Unit economics is extremely critical to the survival of any business. I will attempt to keep this as simple as I can. I hope it passes the “Moms test”.
One of the biggest lies startups can ever tell themselves is, “we will lose a little money on every customer, but we will make it up in volumes”, it’s as good as pouring more water into a leaking bucket hoping it would hold, cos now we have poured a lot of water into it. If you are losing money at a smaller stage, it amplifies when you are bigger if the holes are not fixed.
Unit economics is the method used to determine whether a business model can be successful or profitable. It looks at the direct revenues and costs associated with that revenue acquisition.

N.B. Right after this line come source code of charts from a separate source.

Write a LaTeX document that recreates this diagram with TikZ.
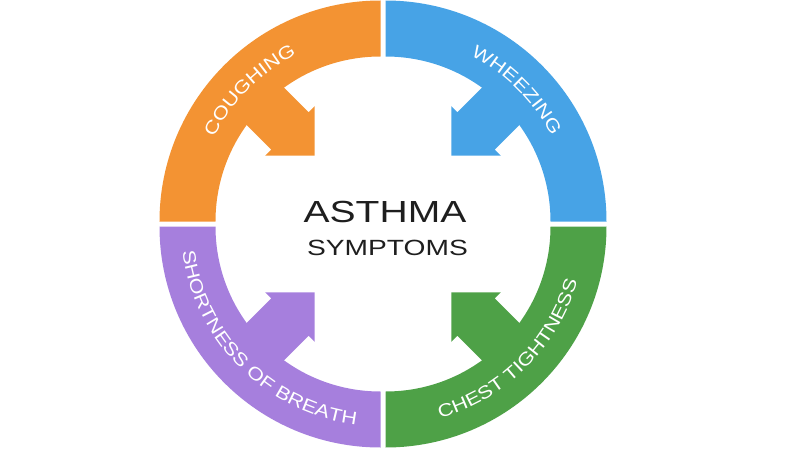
\documentclass[tikz,border=0pt]{standalone}
\usepackage{fontspec}
\setmainfont{Liberation Sans}
\newfontfamily\titlefont[FakeStretch=1.28]{Liberation Sans}
\newfontfamily\ringfont[FakeStretch=1.2]{Liberation Sans}
\usetikzlibrary{decorations.text}
\definecolor{cough}{HTML}{F39333}
\definecolor{wheeze}{HTML}{47A3E6}
\definecolor{breath}{HTML}{A67FDD}
\definecolor{chest}{HTML}{4EA147}
\definecolor{ink}{HTML}{1E1E1E}
\newcommand\ringtext{\ringfont\fontsize{18}{20}\selectfont}

\tikzset{
  ringlabel/.style={decorate,decoration={text along path,text align=center,text color=white,text={#1}}}
}

\begin{document}
\begin{tikzpicture}[x=1pt,y=1pt]

  \useasboundingbox (-383,-226) rectangle (411,224);

  % Coughing (top left quarter)
  \begin{scope}[shift={(-2.5,2.5)}]
    \fill[cough] (180:221) arc[start angle=180,end angle=90,radius=221] -- (90:165) arc[start angle=90,end angle=180,radius=165] -- cycle;
    \fill[cough,rotate=135] (175,-26.5) -- (128,-26.5) -- (128,-35) -- (93,0) -- (128,35) -- (128,26.5) -- (175,26.5) -- cycle;
    \path[ringlabel={|\ringtext|COUGHING}] (179:186.5) arc[start angle=179,end angle=91,radius=186.5];
  \end{scope}

  % Wheezing (top right quarter)
  \begin{scope}[shift={(2.5,2.5)}]
    \fill[wheeze] (90:221) arc[start angle=90,end angle=0,radius=221] -- (0:165) arc[start angle=0,end angle=90,radius=165] -- cycle;
    \fill[wheeze,rotate=45] (175,-26.5) -- (128,-26.5) -- (128,-35) -- (93,0) -- (128,35) -- (128,26.5) -- (175,26.5) -- cycle;
    \path[ringlabel={|\ringtext|WHEEZING}] (89:186.5) arc[start angle=89,end angle=1,radius=186.5];
  \end{scope}

  % Shortness of breath (bottom left quarter)
  \begin{scope}[shift={(-2.5,-2.5)}]
    \fill[breath] (180:221) arc[start angle=180,end angle=270,radius=221] -- (270:165) arc[start angle=270,end angle=180,radius=165] -- cycle;
    \fill[breath,rotate=225] (175,-26.5) -- (128,-26.5) -- (128,-35) -- (93,0) -- (128,35) -- (128,26.5) -- (175,26.5) -- cycle;
    \path[ringlabel={|\ringtext|SHORTNESS OF BREATH}] (181:199.5) arc[start angle=181,end angle=269,radius=199.5];
  \end{scope}

  % Chest tightness (bottom right quarter)
  \begin{scope}[shift={(2.5,-2.5)}]
    \fill[chest] (270:221) arc[start angle=270,end angle=360,radius=221] -- (0:165) arc[start angle=360,end angle=270,radius=165] -- cycle;
    \fill[chest,rotate=315] (175,-26.5) -- (128,-26.5) -- (128,-35) -- (93,0) -- (128,35) -- (128,26.5) -- (175,26.5) -- cycle;
    \path[ringlabel={|\ringtext|CHEST TIGHTNESS}] (271:199.5) arc[start angle=271,end angle=359,radius=199.5];
  \end{scope}

  % Title in the middle
  \node (title) [ink,font=\titlefont\fontsize{30.5}{32}\selectfont,anchor=base,inner sep=0pt] at (2,1.3) {ASTHMA};
  \node (subtitle) [ink,font=\titlefont\fontsize{22}{24}\selectfont,anchor=base,inner sep=0pt] at (4.5,-31) {SYMPTOMS};

\end{tikzpicture}
\end{document}
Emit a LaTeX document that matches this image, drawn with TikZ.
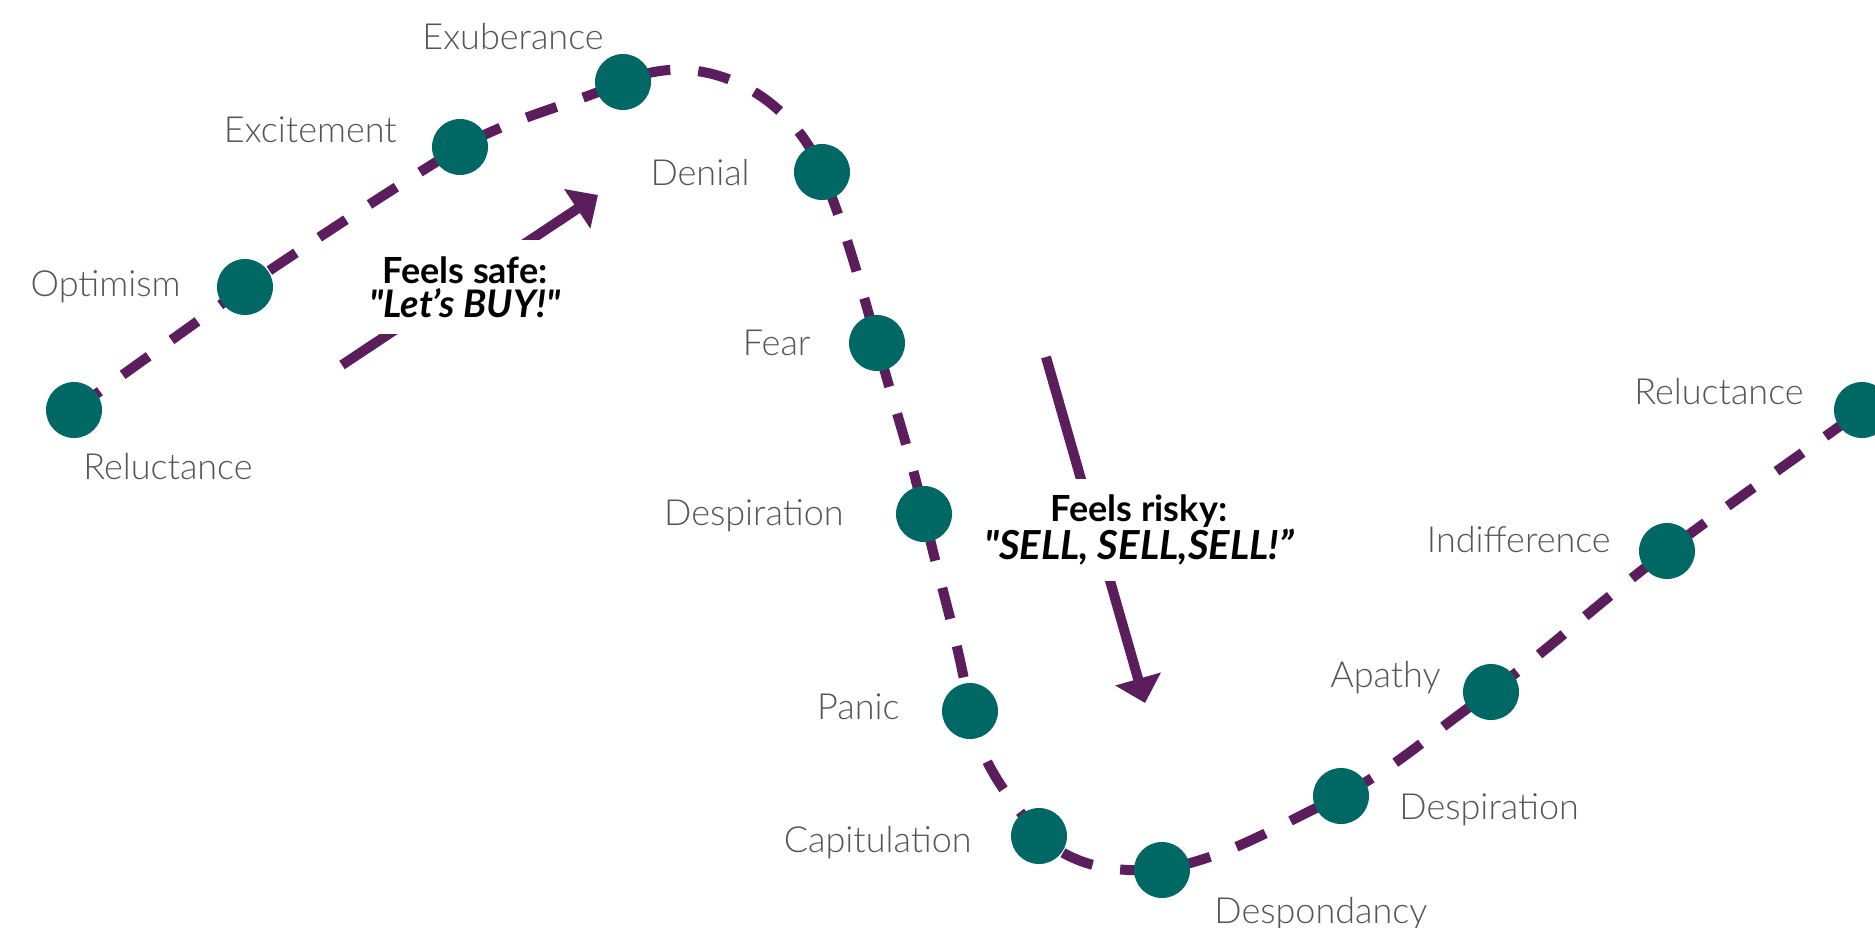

2 questions at the core of understanding unit economics are:
i- How much does it cost to acquire a customer?
E.g. If Accounteer provides accounting services to companies on a subscription basis, let’s assume companies pay N10,000 annually for access to this service. Sounds good? But for them to get companies to pay N10,000, the companies need to have heard about them, so they do several ads on Facebook, Google, and maybe newspapers, they spent N250,000 doing all that. They got 20 companies from this exercise. In essence their CAC (customer acquisition cost) is N250,000/20 customers =N12,500.
ii- How much is a customer worth?
Here, there is a concept called LTV (lifetime value), simply put, it means how much you can make from that customer over the lifetime of their relationship with your product.
Bullshit Alert: Startups are usually quick to say the customer is going to use their product forever. That’s not true, as there would be competing options, the company might go out of business, or they build the same solution internally the list goes on and on.
So let’s assume each customer stays for 2 years here. So you make N10,000(annual subscription fee) x 2years= N20,000, whereas you spent N12,500 to acquire them. So in an actual sense, you are making N7,500 from the customer.
This is a simple way to understand Unit Economics. As long as the customer gives you more money than what you spent on getting that customer, you have a deal (LTV > CAC). If your CAC is higher than your LTV, that’s a death alert. You need to stop whatever you are doing and head for your war room and figure out a way to acquiring customers for cheaper or maybe charge customers more (this works if customers really want your product) or both.
General advice, you should be making at least 3 times what it cost you to acquire a customer.